Arches like the one in Paris were built in Japan to commemorate the 1905 victory in the Russo-Japanese War.
Back then, local volunteers hurriedly constructed wooden Japanese versions of the Arc de Triomphe in Shimbashi, Ueno, Asakusa, Shinagawa and other locations in Tokyo.
“The arches were a popular attraction at the time. Even at that time, people had respect for France,” said Junichi Higuchi, a collector of old postcards and the eighth-generation owner of Benmatsu Sohonten, a long-established bento store in Nihonbashi, Tokyo.

Junichi Higuchi
An arch was also built at the south end of Nihonbashi Bridge and was illuminated at night.
Higuchi has collected more than 30 postcards of Japanese triumphal arches, including those sent back home by French visitors to Japan. He has been posting photos of the postcards on his website and in booklets.
“It is exciting just to imagine the lively atmosphere that existed here more than 100 years ago,” he said.
The triumphal arch in Hamamatsu is one such arch that still exists.
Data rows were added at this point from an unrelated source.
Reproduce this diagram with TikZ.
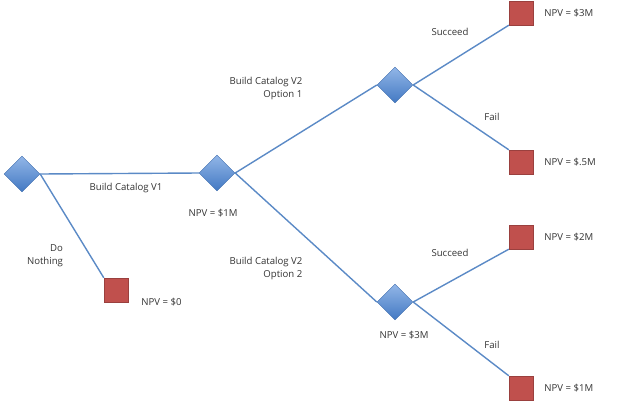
\documentclass[tikz,border=0pt]{standalone}
\usepackage{fontspec}
\setmainfont{Open Sans}
\usetikzlibrary{shapes.geometric, positioning}
\definecolor{branch}{HTML}{5B8AC6}
\definecolor{chance}{HTML}{4A86D8}
\definecolor{leaf}{HTML}{C0504D}
\tikzset{
  decision/.style={diamond, draw=chance!80!black, line width=0.4pt, top color=chance!60!white, bottom color=chance!90!black, minimum width=36pt, minimum height=36pt, inner sep=0pt},
  outcome/.style={rectangle, fill=leaf, draw=leaf!80!black, minimum size=24pt, inner sep=0pt},
  lbl/.style={font=\fontsize{9.6}{13}\selectfont, text=black!80, inner sep=1pt},
  link/.style={draw=branch, line width=1.4pt}
}
\begin{document}
\begin{tikzpicture}[x=1pt, y=-1pt]
	\useasboundingbox (0,0) rectangle (620,402);
	
	% decisions
	\node[decision] (D) at (22,174) {};
	\node[decision] (V1) at (217,173) {};
	\node[decision] (O1) at (395,85) {};
	\node[decision] (O2) at (395,302) {};
	
	% outcomes
	\node[outcome] (N0) at (116,290) {};
	\node[outcome] (S1) at (521,13) {};
	\node[outcome] (F1) at (521,162) {};
	\node[outcome] (S2) at (521,237) {};
	\node[outcome] (F2) at (521,388) {};
	
	\draw[link] (D.east) -- (V1.west);
	\draw[link] (D.east) -- (N0.north west);
	\draw[link] (V1.east) -- (O1.west);
	\draw[link] (V1.east) -- (O2.west);
	\draw[link] (O1.east) -- (S1.south west);
	\draw[link] (O1.east) -- (F1.north west);
	\draw[link] (O2.east) -- (S2.south west);
	\draw[link] (O2.east) -- (F2.north west);
	
	% labels
	\node[lbl] (l1) at (126,188) {Build Catalog V1};
	\node[lbl, align=right] (l2) at (45,256) {Do\\Nothing};
	\node[lbl, right=12pt of N0.south east] (v0) {NPV = \$0};
	\node[lbl] (v1) at (213,213) {NPV = \$1M};
	\node[lbl, align=right] (l3) at (266,89) {Build Catalog V2\\Option 1};
	\node[lbl, align=right] (l4) at (266,268) {Build Catalog V2\\Option 2};
	\node[lbl] (s1) at (450,32) {Succeed};
	\node[lbl] (f1) at (492,117) {Fail};
	\node[lbl] (s2) at (450,253) {Succeed};
	\node[lbl] (f2) at (492,345) {Fail};
	\node[lbl] (v2) at (404,335) {NPV = \$3M};
	\node[lbl, right=10pt of S1] (vs1) {NPV = \$3M};
	\node[lbl, right=10pt of F1] (vf1) {NPV = \$.5M};
	\node[lbl, right=10pt of S2] (vs2) {NPV = \$2M};
	\node[lbl, right=10pt of F2] (vf2) {NPV = \$1M};
	
\end{tikzpicture}
\end{document}
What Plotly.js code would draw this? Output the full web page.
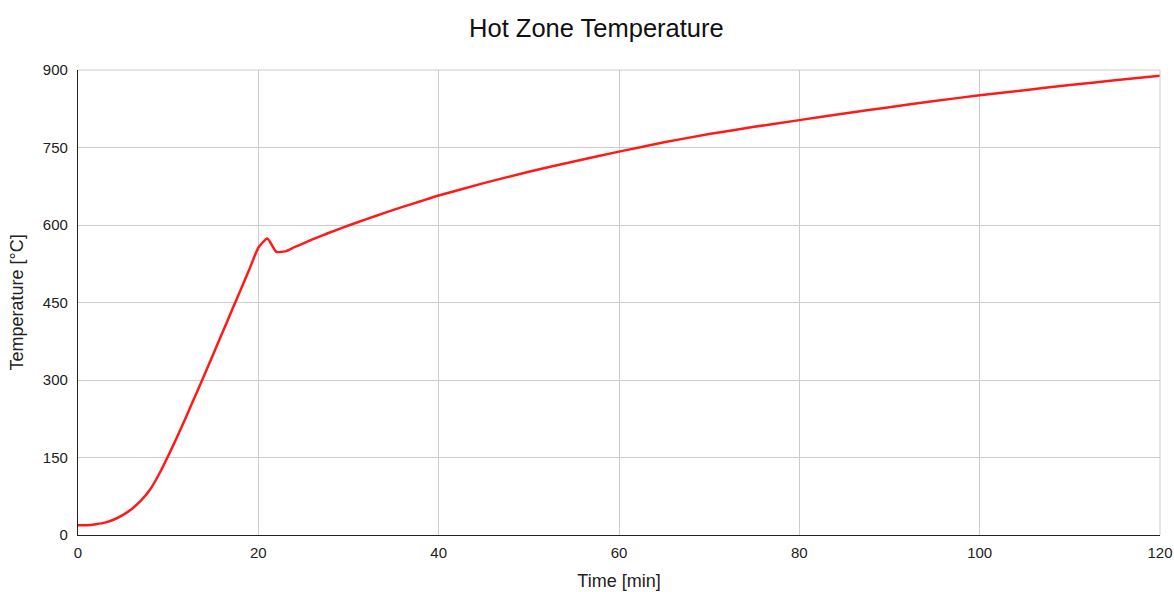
<!DOCTYPE html>
<html>
<head>
<meta charset="utf-8">
<script src="https://cdn.plot.ly/plotly-3.0.1.min.js"></script>
<style>html,body{margin:0;padding:0;background:#fff;}#chart{width:1174px;height:592px;}</style>
</head>
<body>
<div id="chart"></div>
<script>
// Time [min]
const timeMin = [0, 1, 2, 3, 4, 5, 6, 7, 8, 9, 10, 11, 12, 13, 14, 15, 16, 17, 18, 19, 20, 21, 22, 23, 24, 25, 26, 27, 28, 29, 30, 32, 34, 36, 38, 40, 45, 50, 55, 60, 65, 70, 75, 80, 85, 90, 95, 100, 105, 110, 115, 120];
// Temperature [°C]
const tempC = [19, 19, 21, 24, 30, 39, 51, 67, 88, 118, 153, 190, 229, 269, 309, 350, 391, 432, 473, 514, 556, 574, 548, 549, 557, 564.5, 572, 579, 586, 592.5, 599, 611.5, 623.5, 635, 646, 657, 681, 703, 723, 742, 760, 776, 790, 803, 816, 828, 840, 851, 861, 871, 880, 889];
const xTicks = [0, 20, 40, 60, 80, 100, 120];
const yTicks = [0, 150, 300, 450, 600, 750, 900];

const font = 'Arial, "Liberation Sans", sans-serif';

Plotly.newPlot('chart', [{
  x: timeMin,
  y: tempC,
  type: 'scatter',
  mode: 'lines',
  line: {color: '#ff1a1a', width: 2.5, shape: 'spline', smoothing: 0.5},
  hoverinfo: 'x+y'
}], {
  width: 1174,
  height: 592,
  paper_bgcolor: '#ffffff',
  plot_bgcolor: '#ffffff',
  margin: {l: 78, r: 14, t: 70, b: 57},
  showlegend: false,
  title: {text: 'Hot Zone Temperature', x: 0.508, xref: 'container', y: 0.952, yref: 'container', yanchor: 'middle',
          font: {family: font, size: 25.5, color: '#111'}},
  xaxis: {
    range: [0, 120],
    tickvals: xTicks,
    ticktext: xTicks.map(String),
    showgrid: true, gridcolor: '#cccccc', gridwidth: 1,
    zeroline: false,
    showline: true, linecolor: '#222', linewidth: 1.2,
    ticks: '', ticklabelstandoff: 4,
    tickfont: {family: font, size: 15, color: '#222'},
    title: {text: 'Time [min]', font: {family: font, size: 18, color: '#222'}, standoff: 14}
  },
  yaxis: {
    range: [0, 900],
    tickvals: yTicks,
    ticktext: yTicks.map(String),
    showgrid: true, gridcolor: '#cccccc', gridwidth: 1,
    zeroline: false,
    showline: true, linecolor: '#222', linewidth: 1.2,
    ticks: '', ticklabelstandoff: 6,
    tickfont: {family: font, size: 15, color: '#222'},
    title: {text: 'Temperature [°C]', font: {family: font, size: 18, color: '#222'}, standoff: 14}
  },
  shapes: [
    {type: 'line', xref: 'paper', yref: 'paper', x0: 1, x1: 1, y0: 0, y1: 1, line: {color: '#cccccc', width: 1}},
    {type: 'line', xref: 'paper', yref: 'paper', x0: 0, x1: 1, y0: 1, y1: 1, line: {color: '#cccccc', width: 1}}
  ]
}, {displayModeBar: false});
</script>
</body>
</html>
The arch was built in 1906 and is designated as a national tangible cultural property.
Measuring about three meters wide and three meters high, the arch was constructed using the sturdy Flemish brick bond, according to the city’s cultural property department.

The triumph arch in Hamamatsu
The names of soldiers who departed for war, those who died in battle and donors are engraved on the base of the arch, which has been preserved for future generations.
Sakae Yamamoto from the Shibukawa Rokusho Shrine behind the arch has visited the Arc de Triomphe in France. Yamamoto said the triumphal arch in Hamamatsu, which has been a familiar sight since childhood, is no less magnificent than the original, even if it is smaller.
Visiting these Japanese tourist attractions should allow visitors to vicariously experience French sightseeing in Japan.